**EXERCISE**
Find every line below that contains the word "recreates" and copy it out.
----
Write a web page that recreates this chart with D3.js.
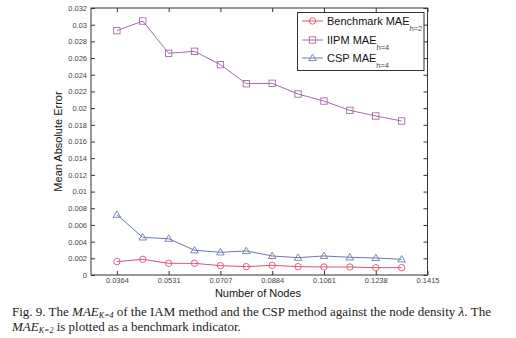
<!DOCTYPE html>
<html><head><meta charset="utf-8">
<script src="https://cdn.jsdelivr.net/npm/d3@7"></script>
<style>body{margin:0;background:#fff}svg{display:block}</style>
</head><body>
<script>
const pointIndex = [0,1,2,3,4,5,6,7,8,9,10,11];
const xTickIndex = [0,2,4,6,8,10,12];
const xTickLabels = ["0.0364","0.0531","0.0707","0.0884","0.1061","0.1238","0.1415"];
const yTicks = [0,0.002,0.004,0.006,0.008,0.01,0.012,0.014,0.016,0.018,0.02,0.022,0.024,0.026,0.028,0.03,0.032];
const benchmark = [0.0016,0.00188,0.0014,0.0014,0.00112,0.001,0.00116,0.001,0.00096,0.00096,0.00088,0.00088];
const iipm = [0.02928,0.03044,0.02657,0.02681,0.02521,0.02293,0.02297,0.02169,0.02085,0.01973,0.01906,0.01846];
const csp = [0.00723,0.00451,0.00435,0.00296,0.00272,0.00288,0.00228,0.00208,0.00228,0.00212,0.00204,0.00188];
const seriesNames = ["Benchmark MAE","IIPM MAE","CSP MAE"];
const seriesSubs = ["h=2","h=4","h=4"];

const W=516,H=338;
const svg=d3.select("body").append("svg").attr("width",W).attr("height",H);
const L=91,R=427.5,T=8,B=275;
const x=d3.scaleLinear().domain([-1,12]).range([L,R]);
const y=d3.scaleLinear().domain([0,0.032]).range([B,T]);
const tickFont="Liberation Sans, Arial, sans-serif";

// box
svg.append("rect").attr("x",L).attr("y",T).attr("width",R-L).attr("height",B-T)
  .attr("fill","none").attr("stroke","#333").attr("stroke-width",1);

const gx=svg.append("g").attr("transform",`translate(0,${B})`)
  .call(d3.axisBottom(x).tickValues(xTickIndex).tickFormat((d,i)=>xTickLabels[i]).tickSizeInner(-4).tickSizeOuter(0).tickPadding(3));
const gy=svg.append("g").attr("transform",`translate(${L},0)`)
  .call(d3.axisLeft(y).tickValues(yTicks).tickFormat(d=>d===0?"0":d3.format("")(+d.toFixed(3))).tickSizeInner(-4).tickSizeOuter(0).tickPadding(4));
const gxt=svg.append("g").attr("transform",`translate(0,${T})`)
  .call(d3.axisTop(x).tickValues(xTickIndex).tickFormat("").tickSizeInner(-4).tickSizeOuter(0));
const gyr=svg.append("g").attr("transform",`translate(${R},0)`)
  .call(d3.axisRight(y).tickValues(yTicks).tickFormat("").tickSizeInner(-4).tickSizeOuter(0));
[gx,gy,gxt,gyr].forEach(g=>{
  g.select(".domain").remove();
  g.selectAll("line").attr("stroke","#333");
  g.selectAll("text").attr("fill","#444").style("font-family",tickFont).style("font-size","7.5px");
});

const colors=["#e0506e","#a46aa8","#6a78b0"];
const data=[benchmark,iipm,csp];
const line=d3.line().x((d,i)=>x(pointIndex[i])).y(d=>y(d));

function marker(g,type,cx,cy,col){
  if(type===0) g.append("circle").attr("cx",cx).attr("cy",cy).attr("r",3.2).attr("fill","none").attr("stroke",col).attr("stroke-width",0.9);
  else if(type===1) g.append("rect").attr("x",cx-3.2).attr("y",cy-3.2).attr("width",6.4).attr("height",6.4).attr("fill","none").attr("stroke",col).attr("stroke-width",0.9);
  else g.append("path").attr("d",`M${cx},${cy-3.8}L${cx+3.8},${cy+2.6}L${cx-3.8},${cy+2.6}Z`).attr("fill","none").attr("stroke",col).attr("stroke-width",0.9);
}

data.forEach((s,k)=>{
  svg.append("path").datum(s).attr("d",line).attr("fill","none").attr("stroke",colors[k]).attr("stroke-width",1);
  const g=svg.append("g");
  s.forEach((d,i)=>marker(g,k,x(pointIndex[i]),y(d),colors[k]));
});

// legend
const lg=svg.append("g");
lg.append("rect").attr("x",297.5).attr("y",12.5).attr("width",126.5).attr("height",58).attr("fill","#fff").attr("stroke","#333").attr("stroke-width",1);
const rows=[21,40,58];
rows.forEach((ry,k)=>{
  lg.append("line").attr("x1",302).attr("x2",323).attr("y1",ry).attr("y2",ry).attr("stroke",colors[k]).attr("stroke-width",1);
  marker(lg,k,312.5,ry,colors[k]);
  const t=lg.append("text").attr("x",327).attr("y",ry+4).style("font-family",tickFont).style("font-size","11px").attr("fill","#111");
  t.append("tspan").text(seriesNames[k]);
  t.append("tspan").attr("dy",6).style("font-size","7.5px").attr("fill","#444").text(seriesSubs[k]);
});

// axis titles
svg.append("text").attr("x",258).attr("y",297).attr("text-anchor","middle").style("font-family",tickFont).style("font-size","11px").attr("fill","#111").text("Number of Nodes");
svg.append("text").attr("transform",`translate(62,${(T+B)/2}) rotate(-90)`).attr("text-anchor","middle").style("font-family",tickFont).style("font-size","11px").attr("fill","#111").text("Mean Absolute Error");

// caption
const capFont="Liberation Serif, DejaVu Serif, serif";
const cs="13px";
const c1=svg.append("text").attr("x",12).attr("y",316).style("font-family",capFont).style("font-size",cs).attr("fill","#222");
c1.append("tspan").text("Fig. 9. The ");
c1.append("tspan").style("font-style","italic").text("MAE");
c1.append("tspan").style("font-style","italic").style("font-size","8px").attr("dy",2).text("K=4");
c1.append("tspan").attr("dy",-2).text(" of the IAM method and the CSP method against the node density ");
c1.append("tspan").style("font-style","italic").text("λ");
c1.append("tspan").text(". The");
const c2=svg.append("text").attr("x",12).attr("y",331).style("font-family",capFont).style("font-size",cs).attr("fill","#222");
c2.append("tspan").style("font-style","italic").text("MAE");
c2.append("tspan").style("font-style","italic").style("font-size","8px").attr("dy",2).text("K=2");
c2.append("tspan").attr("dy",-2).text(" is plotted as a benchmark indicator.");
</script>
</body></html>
----
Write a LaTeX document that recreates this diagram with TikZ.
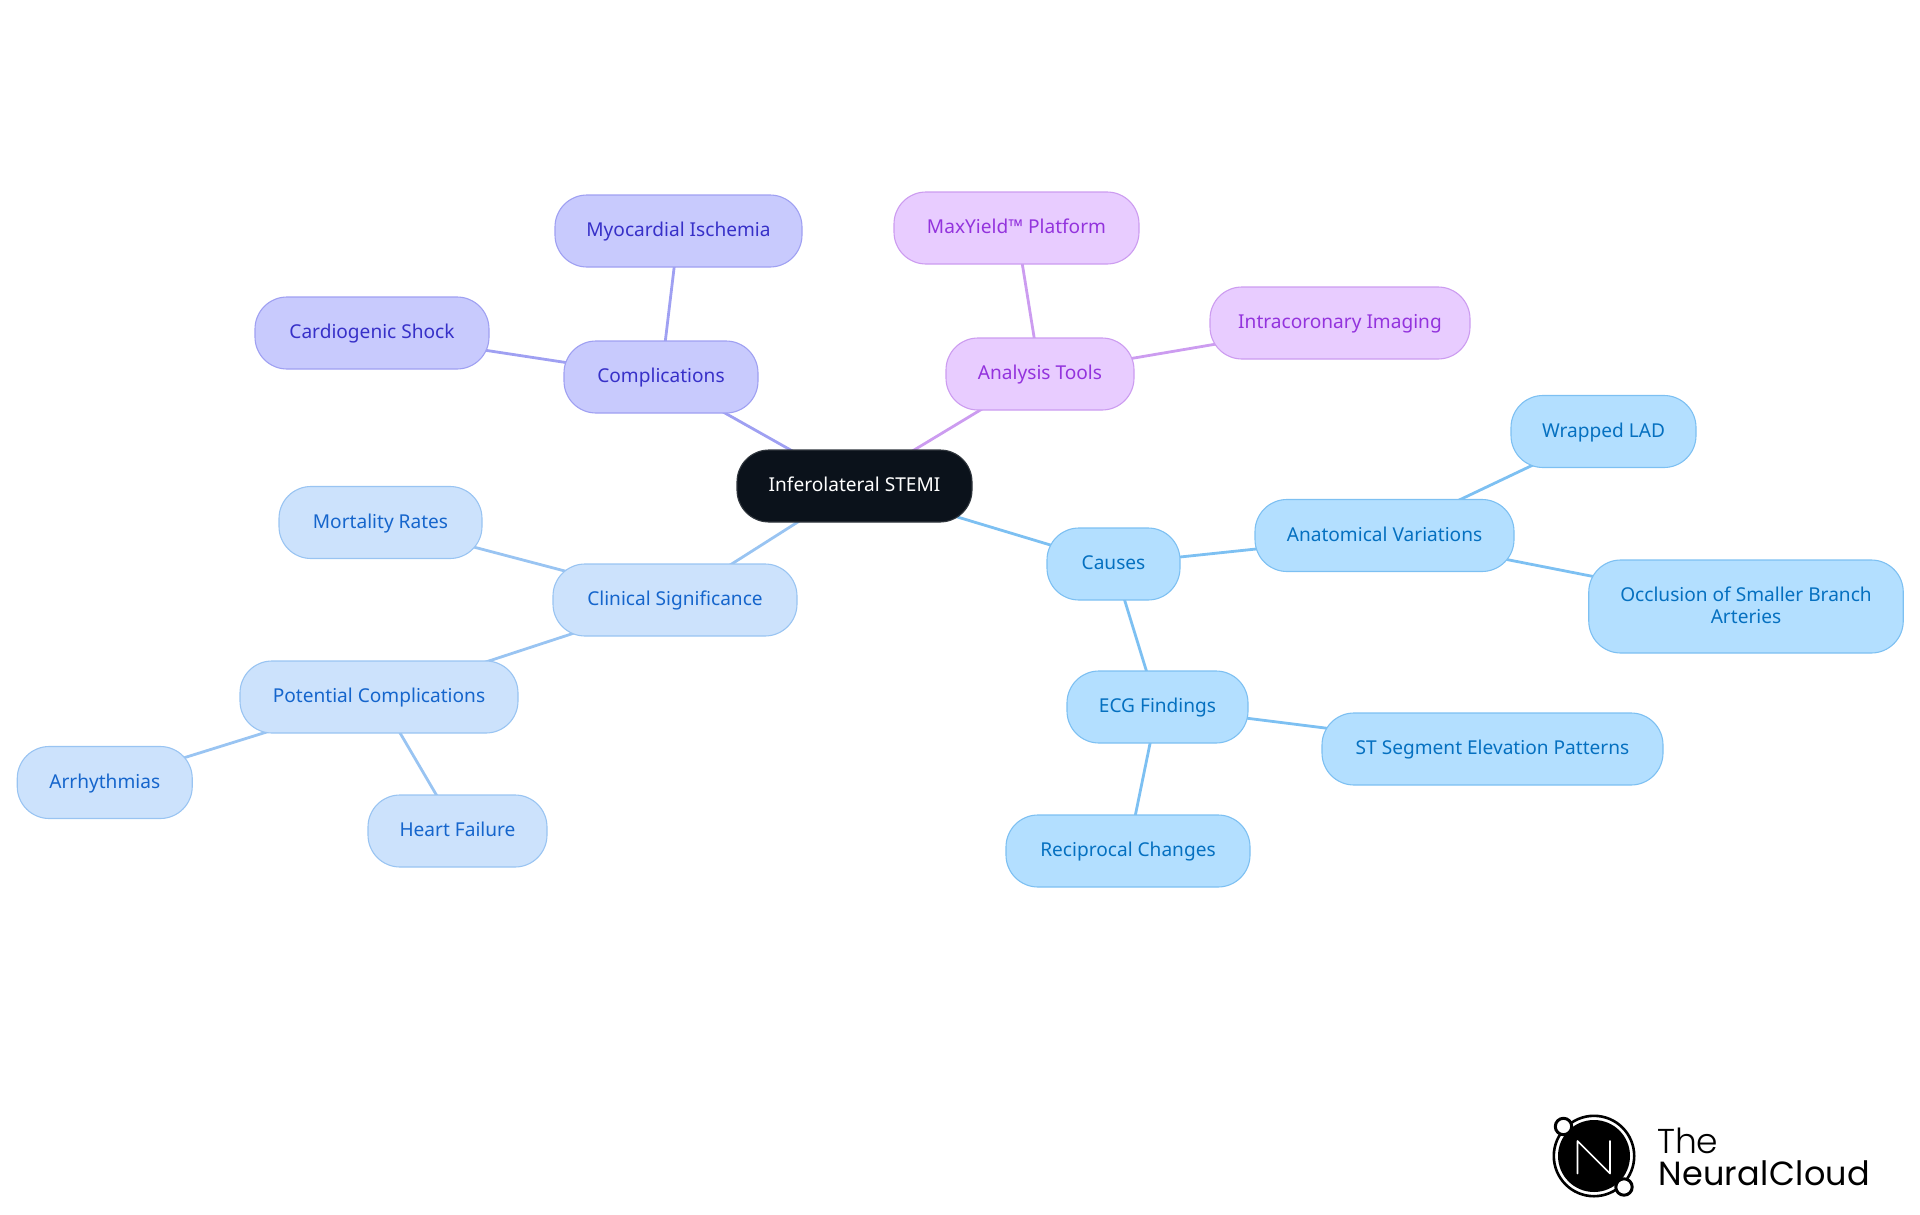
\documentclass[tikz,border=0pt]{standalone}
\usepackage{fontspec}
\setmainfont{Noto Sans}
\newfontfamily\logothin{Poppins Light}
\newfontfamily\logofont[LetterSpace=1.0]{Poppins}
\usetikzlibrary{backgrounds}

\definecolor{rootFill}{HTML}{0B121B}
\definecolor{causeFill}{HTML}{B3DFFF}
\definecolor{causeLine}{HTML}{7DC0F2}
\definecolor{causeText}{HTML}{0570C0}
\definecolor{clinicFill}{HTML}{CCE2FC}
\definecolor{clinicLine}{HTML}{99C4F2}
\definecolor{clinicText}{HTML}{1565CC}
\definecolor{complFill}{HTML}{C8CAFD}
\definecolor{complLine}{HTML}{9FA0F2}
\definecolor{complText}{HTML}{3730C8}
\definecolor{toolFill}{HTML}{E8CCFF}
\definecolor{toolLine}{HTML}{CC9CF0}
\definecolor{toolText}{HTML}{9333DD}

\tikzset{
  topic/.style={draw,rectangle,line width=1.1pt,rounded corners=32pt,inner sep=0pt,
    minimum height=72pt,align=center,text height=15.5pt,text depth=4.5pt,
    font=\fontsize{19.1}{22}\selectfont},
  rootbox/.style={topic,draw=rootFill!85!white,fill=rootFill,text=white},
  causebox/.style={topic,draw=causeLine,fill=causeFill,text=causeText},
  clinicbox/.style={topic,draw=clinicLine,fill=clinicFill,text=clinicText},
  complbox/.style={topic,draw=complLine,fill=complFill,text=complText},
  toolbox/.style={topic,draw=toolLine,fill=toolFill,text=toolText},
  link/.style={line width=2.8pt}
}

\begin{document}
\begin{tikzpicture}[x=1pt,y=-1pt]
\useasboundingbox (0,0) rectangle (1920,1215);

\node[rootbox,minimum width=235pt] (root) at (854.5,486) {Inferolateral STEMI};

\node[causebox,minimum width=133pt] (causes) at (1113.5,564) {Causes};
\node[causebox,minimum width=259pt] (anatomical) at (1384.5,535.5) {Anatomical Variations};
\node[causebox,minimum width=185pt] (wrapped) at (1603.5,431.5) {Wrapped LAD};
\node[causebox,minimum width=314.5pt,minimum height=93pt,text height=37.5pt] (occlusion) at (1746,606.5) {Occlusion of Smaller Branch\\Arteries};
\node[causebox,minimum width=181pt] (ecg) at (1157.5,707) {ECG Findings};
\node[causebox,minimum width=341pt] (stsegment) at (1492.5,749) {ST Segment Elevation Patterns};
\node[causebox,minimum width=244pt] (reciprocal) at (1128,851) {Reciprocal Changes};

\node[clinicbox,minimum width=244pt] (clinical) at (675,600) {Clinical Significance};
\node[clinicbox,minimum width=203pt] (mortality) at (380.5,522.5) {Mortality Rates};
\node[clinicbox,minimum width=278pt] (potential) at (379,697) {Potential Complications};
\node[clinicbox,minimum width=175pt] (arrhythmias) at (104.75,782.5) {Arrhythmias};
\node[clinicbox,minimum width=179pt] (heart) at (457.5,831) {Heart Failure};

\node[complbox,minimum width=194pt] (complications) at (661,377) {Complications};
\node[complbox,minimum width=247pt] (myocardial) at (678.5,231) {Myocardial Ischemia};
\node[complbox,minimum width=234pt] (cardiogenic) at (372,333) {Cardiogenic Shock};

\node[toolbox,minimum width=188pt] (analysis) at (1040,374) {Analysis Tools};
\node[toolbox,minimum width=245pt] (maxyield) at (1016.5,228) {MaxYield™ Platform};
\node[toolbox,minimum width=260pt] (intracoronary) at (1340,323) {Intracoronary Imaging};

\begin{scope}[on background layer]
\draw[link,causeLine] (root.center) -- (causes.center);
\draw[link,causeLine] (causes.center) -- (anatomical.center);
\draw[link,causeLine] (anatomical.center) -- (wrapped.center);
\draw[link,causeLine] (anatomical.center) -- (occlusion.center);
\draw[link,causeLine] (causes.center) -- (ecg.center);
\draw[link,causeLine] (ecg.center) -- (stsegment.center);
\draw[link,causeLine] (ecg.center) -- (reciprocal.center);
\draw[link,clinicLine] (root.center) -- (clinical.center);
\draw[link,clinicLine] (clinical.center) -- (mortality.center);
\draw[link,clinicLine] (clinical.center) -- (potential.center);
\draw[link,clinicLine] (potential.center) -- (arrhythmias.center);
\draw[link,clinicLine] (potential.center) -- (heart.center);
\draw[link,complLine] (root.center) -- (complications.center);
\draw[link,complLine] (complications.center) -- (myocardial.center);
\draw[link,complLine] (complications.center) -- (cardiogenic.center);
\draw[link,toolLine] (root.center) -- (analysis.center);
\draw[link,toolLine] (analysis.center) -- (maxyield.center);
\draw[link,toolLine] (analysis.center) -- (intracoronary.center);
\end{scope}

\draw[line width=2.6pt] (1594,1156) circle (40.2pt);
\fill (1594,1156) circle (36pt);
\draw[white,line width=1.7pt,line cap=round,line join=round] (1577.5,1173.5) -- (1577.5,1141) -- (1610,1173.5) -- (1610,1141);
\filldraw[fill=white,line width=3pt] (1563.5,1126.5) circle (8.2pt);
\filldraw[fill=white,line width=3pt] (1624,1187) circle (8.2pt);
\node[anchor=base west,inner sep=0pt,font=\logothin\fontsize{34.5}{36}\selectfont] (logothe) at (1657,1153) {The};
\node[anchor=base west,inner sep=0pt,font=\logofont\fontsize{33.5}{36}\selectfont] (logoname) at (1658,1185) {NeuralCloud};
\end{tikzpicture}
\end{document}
----
**ANSWER TO THIS PROBLEM**
Write a web page that recreates this chart with D3.js.
Write a LaTeX document that recreates this diagram with TikZ.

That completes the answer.